- Born: 18 February 1964 (age 62) West Germany
- Other name: "Heidemörder"
- Conviction: Murder
- Criminal penalty: Committed to a psychiatric clinic

Details
- Victims: 3
- Span of crimes: 1987–1989
- Country: West Germany

= Thomas Holst =

German serial killer (born 1964)

Thomas Holst (born 18 February 1964) is a German serial killer who became known as the Heidemörder (heath murderer).

== Events ==
Between 1987 and 1989, Holst raped, tortured and dismembered three women in the south of Hamburg. A psychiatric report described Holst as "untreatable and with extreme relapse probability."

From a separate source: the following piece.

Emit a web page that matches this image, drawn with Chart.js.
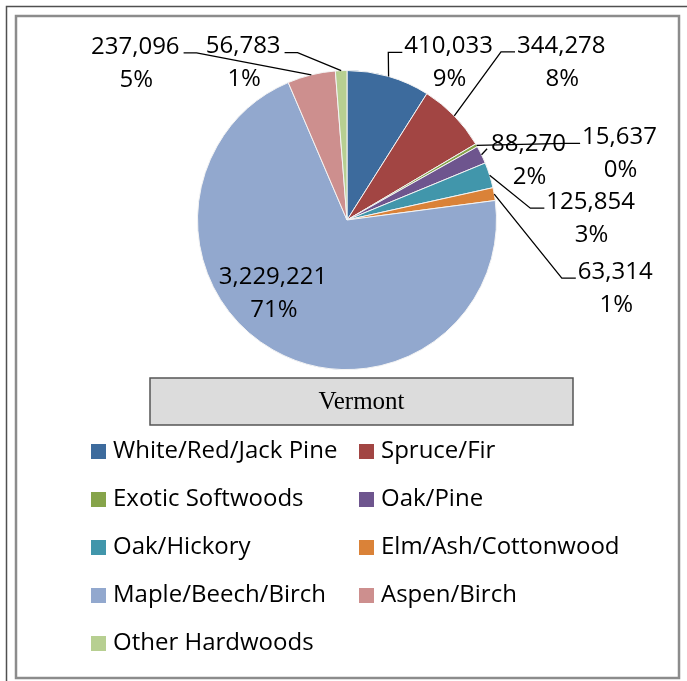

On 27 September 1995, his former therapist Tamar Segal helped him escape from the high-security wing of Klinikum Nord's forensic science of the former LBK Hamburg in Langenhorn. The police search was initially inconclusive, but suspicion arose against Segal. After this escape assistant had been arrested three months after the escape, Holst surrendered himself on 30 December 1995 at Police Station 31 in Hamburg's Uhlenhorst.

On 13 March 1997, Holst and Segal got married in the Hamburg Detention Center. In 2003, the district court of Hamburg dismissed Holst's claim to the consummation to Segal. It was about involuntary treatment, to meet regularly without observation with his wife in a visitor's room of the hospital north. The hospital refused this, pointing to the danger to his wife's life and threatened her with the risk of absconding. Holst appealed against the judicial relief, but it was unsuccessful.

== Victims ==
- Andrea Grube-Nagel (killed 25 November 1987): The 21-year-old student was forced on the way from the Rissen train station to her parents' house into Holst's car when he threatened her with a knife. Her body was found two days later in Kaltenkirchen.
- Petra Maaßen (killed 11 February 1988): The 28-year-old Rahlstedt housewife was forced while leaving a restaurant 400 metres away from her home, when Holst threatened her with a knife and forced her into his car. Maaßen's mutilated corpse was found a day later in a field in Bargfeld-Stegen.
- Lara Holz (killed 27 November 1989): The 22-year-old cosmetic student climbed into Holst's car after she had missed her bus. Holst had noticed this and then offered her a ride. Her remains were found five days later in Luheheide.